The visuals even manage to walk the thin line between grandeur and pompous, knowing when to buy into thrill-inducing sequences while also toning down its intensity in the more subdued scenes. The overwhelming amount of thought put into each scene is expressed through how well the details of the book were translated from paper to screen. An example would be how Arrakis’ deserted, barren landscape penned out exactly as one would have imagined and the daunting sense of scale when seeing massive spaceships being dwarfed by even larger Guild transport ships, leaving audiences in complete awe.
One of the most interesting and playful expansions on the novel’s descriptions were the way Thopters, a kind of ship, were designed. Initially described as common-class, small ships that could fit up to six people, they were translated on-screen into helicopters that resembled dragonflies with retractable wings. Those small details truly breathe life into “Dune” and help to make the whole thing feel that much closer to reality.
The auditory aspect to “Dune” is just as impressive as its visual design. Hans Zimmer’s mix of swelling strings and intense choral interludes build an exceptionally ominous atmosphere, making the soundtrack sound just as dark as the film itself.
In fact, the artistic appeal of the entire film nearly detracts from the star-studded roster of A-listers that make up the film’s cast. In spite of having great performances, namely Duke Leto (Oscar Issac) and Duncan Idaho (Jason Momoa), the sheer marathon of narrative material that Villenueve had to cover made it seem like some actors were underutilized and only there to bridge a sense of continuity in the sequel.
However, this lack of screentime is largely due to their role and the story’s pacing. Many of the characters who are associated with the Fremen are either briefly alluded to in Paul’s visions or only make an appearance in the concluding duel as they will play larger roles in the sequel of the film, which is set to premier in Oct. 2023.

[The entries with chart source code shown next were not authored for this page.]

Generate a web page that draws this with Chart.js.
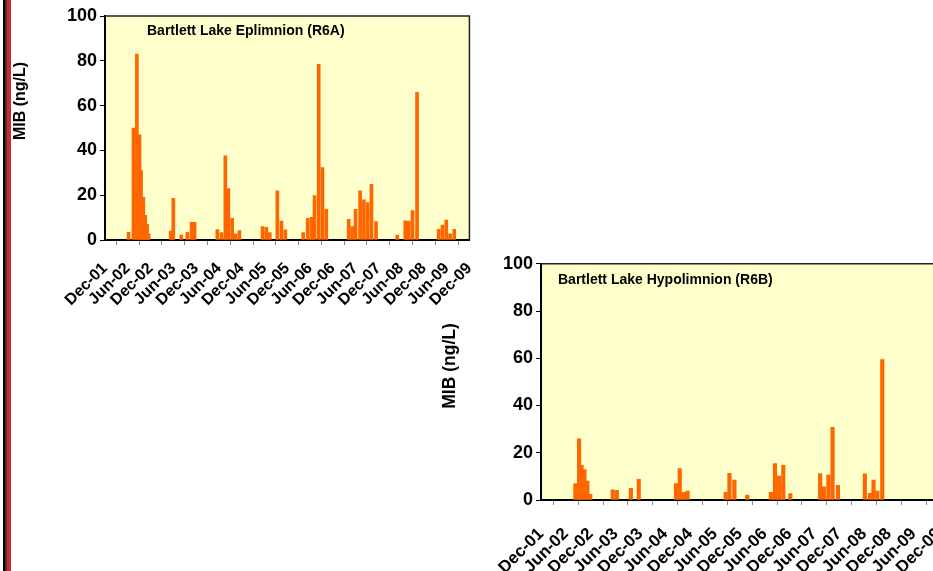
<!DOCTYPE html>
<html>
<head>
<meta charset="utf-8">
<script src="https://cdn.jsdelivr.net/npm/chart.js@4"></script>
<style>
  html, body { margin: 0; padding: 0; width: 933px; height: 571px; overflow: hidden; background: #fff; }
  #stripe { position: absolute; left: 0; top: 0; width: 11px; height: 571px;
    background: linear-gradient(to right, #fff 0, #fff 3px, #000 3px, #000 5px, #4a3a0a 5px, #4a3a0a 7px, #c42a48 7px, #c42a48 11px); }
  #c1 { position: absolute; left: 0; top: 0; }
  #c2 { position: absolute; left: 430px; top: 250px; }
</style>
</head>
<body>
<div id="stripe"></div>
<canvas id="c1" width="497" height="330"></canvas>
<canvas id="c2" width="542" height="321"></canvas>
<script>
// x values are months since Dec-01
var tickLabels = ['Dec-01','Jun-02','Dec-02','Jun-03','Dec-03','Jun-04','Dec-04','Jun-05','Dec-05',
                  'Jun-06','Dec-06','Jun-07','Dec-07','Jun-08','Dec-08','Jun-09','Dec-09'];

var epiTitle = 'Bartlett Lake Eplimnion (R6A)';
var epiMonths = [6.2, 7.5, 8.4, 9.1, 9.5, 10.1, 10.6, 11.1, 11.5,
                 17.3, 18.0, 20.1, 21.7, 22.8, 23.6,
                 29.6, 30.7, 31.7, 32.5, 33.5, 34.4, 35.4,
                 41.5, 42.5, 43.4, 45.4, 46.5, 47.5,
                 52.2, 53.4, 54.4, 55.2, 56.3, 57.3, 58.3,
                 64.2, 65.1, 66.0, 67.2, 68.2, 69.2, 70.2, 71.4,
                 77.0, 79.1, 80.0, 81.0, 82.2,
                 87.9, 88.9, 89.9, 90.9, 92.0];
var epiMIB = [3.4, 50, 83, 47, 31, 19, 11, 7, 2.7,
              4, 18.6, 2.2, 3.4, 7.9, 7.9,
              4.6, 3.3, 37.6, 23, 9.7, 2.7, 4.2,
              6, 5.7, 3.3, 21.9, 8.5, 4.5,
              3.3, 9.7, 10.1, 19.8, 78.4, 32.3, 13.7,
              9.2, 6, 13.7, 22, 17.9, 16.7, 24.9, 8.2,
              2.2, 8.6, 8.5, 13.1, 65.9,
              4.8, 6.7, 8.9, 2.7, 4.8];

var hypoTitle = 'Bartlett Lake Hypolimnion (R6B)';
var hypoMonths = [8.3, 9.2, 9.8, 10.5, 11.2, 11.9,
                  17.3, 18.3, 21.7, 23.6,
                  32.6, 33.5, 34.5, 35.4,
                  44.6, 45.5, 46.7, 49.8,
                  55.5, 56.5, 57.5, 58.5, 60.2,
                  67.4, 68.3, 69.4, 70.4, 71.7,
                  78.2, 79.4, 80.3, 81.2, 82.4];
var hypoMIB = [7.0, 25.9, 14.7, 12.9, 8.0, 2.4,
               4.3, 4.1, 4.9, 8.7,
               6.9, 13.3, 3.2, 3.8,
               3.2, 11.3, 8.4, 2.1,
               3.2, 15.4, 10.1, 14.7, 2.7,
               11.2, 5.6, 10.5, 30.8, 6.2,
               11.1, 2.8, 8.4, 3.8, 59.5];

var FONT = "'Liberation Sans', Arial, sans-serif";

// plot background, frame, inner title, rotated y title
var decor = {
  id: 'decor',
  beforeDraw: function (chart) {
    var a = chart.chartArea, ctx = chart.ctx;
    ctx.save();
    ctx.fillStyle = '#ffffcc';
    ctx.fillRect(a.left, a.top, a.right - a.left, a.bottom - a.top);
    ctx.restore();
  },
  afterDraw: function (chart) {
    var a = chart.chartArea, ctx = chart.ctx, o = chart.options.plugins.decor;
    ctx.save();
    ctx.strokeStyle = '#222';
    ctx.lineWidth = 1.5;
    ctx.beginPath();
    ctx.moveTo(a.left, a.top); ctx.lineTo(a.right, a.top); ctx.lineTo(a.right, a.bottom);
    ctx.stroke();
    ctx.fillStyle = '#000';
    ctx.font = 'bold 14px ' + FONT;
    ctx.textBaseline = 'middle';
    ctx.textAlign = 'left';
    ctx.fillText(o.title, a.left + o.titleDx, a.top + o.titleDy);
    ctx.translate(o.yTitleX, o.yTitleY);
    ctx.rotate(-Math.PI / 2);
    ctx.textAlign = 'center';
    ctx.font = 'bold ' + o.yTitleSize + 'px ' + FONT;
    ctx.fillText('MIB (ng/L)', 0, 0);
    ctx.restore();
  }
};

function makeChart(id, months, values, cfg) {
  var pts = months.map(function (m, i) { return { x: m, y: values[i] }; });
  return new Chart(document.getElementById(id), {
    type: 'bar',
    data: { datasets: [{ data: pts, backgroundColor: '#ff6600', borderWidth: 0, barThickness: cfg.bar }] },
    options: {
      responsive: false,
      animation: false,
      devicePixelRatio: 1,
      layout: { padding: { top: cfg.top, right: 0, left: 0, bottom: 0 } },
      plugins: {
        legend: { display: false },
        tooltip: { enabled: false },
        decor: { title: cfg.title, titleDx: cfg.titleDx, titleDy: cfg.titleDy,
                 yTitleX: cfg.yTitleX, yTitleY: cfg.yTitleY, yTitleSize: cfg.yTitleSize }
      },
      scales: {
        x: {
          type: 'linear', min: 0, max: 96, offset: false,
          afterFit: function (s) { s.height = cfg.xh; },
          border: { color: '#000', width: 2 },
          grid: { display: true, drawOnChartArea: false, drawTicks: true, tickLength: 5, color: '#888' },
          ticks: {
            stepSize: 6, autoSkip: false, minRotation: 45, maxRotation: 45, padding: cfg.xPad,
            color: '#000', font: { family: FONT, size: cfg.xFont, weight: 'bold' },
            callback: function (v) { return tickLabels[Math.round(v / 6)]; }
          }
        },
        y: {
          min: 0, max: 100,
          afterFit: function (s) { s.width = cfg.yw; },
          border: { color: '#000', width: 2 },
          grid: { display: true, drawOnChartArea: false, drawTicks: true, tickLength: 5, color: '#000' },
          ticks: { stepSize: 20, padding: 3, color: '#000', font: { family: FONT, size: 18, weight: 'bold' } }
        }
      }
    },
    plugins: [decor]
  });
}

makeChart('c1', epiMonths, epiMIB, {
  top: 16, xh: 90, yw: 105, bar: 3, xFont: 16, xPad: 14,
  title: epiTitle, titleDx: 42, titleDy: 15, yTitleX: 21, yTitleY: 101, yTitleSize: 16
});
makeChart('c2', hypoMonths, hypoMIB, {
  top: 12, xh: 71, yw: 111, bar: 3.5, xFont: 17, xPad: 19,
  title: hypoTitle, titleDx: 17, titleDy: 16, yTitleX: 20, yTitleY: 116, yTitleSize: 17.5
});
</script>
</body>
</html>
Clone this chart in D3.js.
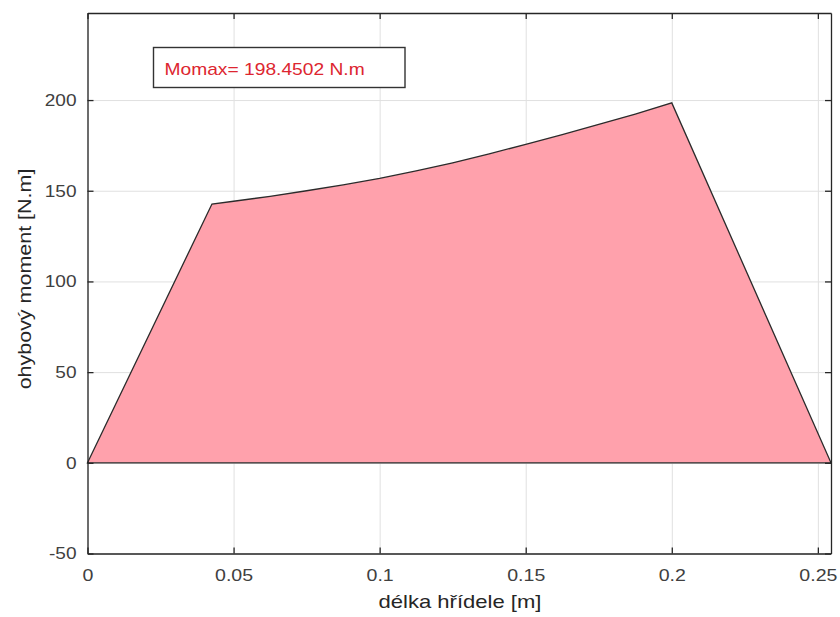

There are hardly any complaints with the casting of the movie. Chalamet, despite not being as young as Paul in the books, was the perfect choice to portray him on-screen; his confused and brooding attitude was perfect for the role of a sheltered heir turned a noble family justice. Momoa’s performance as Duncan Idaho was also one that grabbed my attention; his outstanding charisma and camaraderie with Chalamet’s character offered a different side to his character and enhanced his overall characterization.
If the sequel manages to match the high standards set by this first film, then “Dune” may very well go down as one of the best science fiction adaptations of all time. In the meantime, “Dune: Part One” can serve as a gateway to those interested in reading the books, or just be a meaningful watch for anyone who hasn’t heard of the series.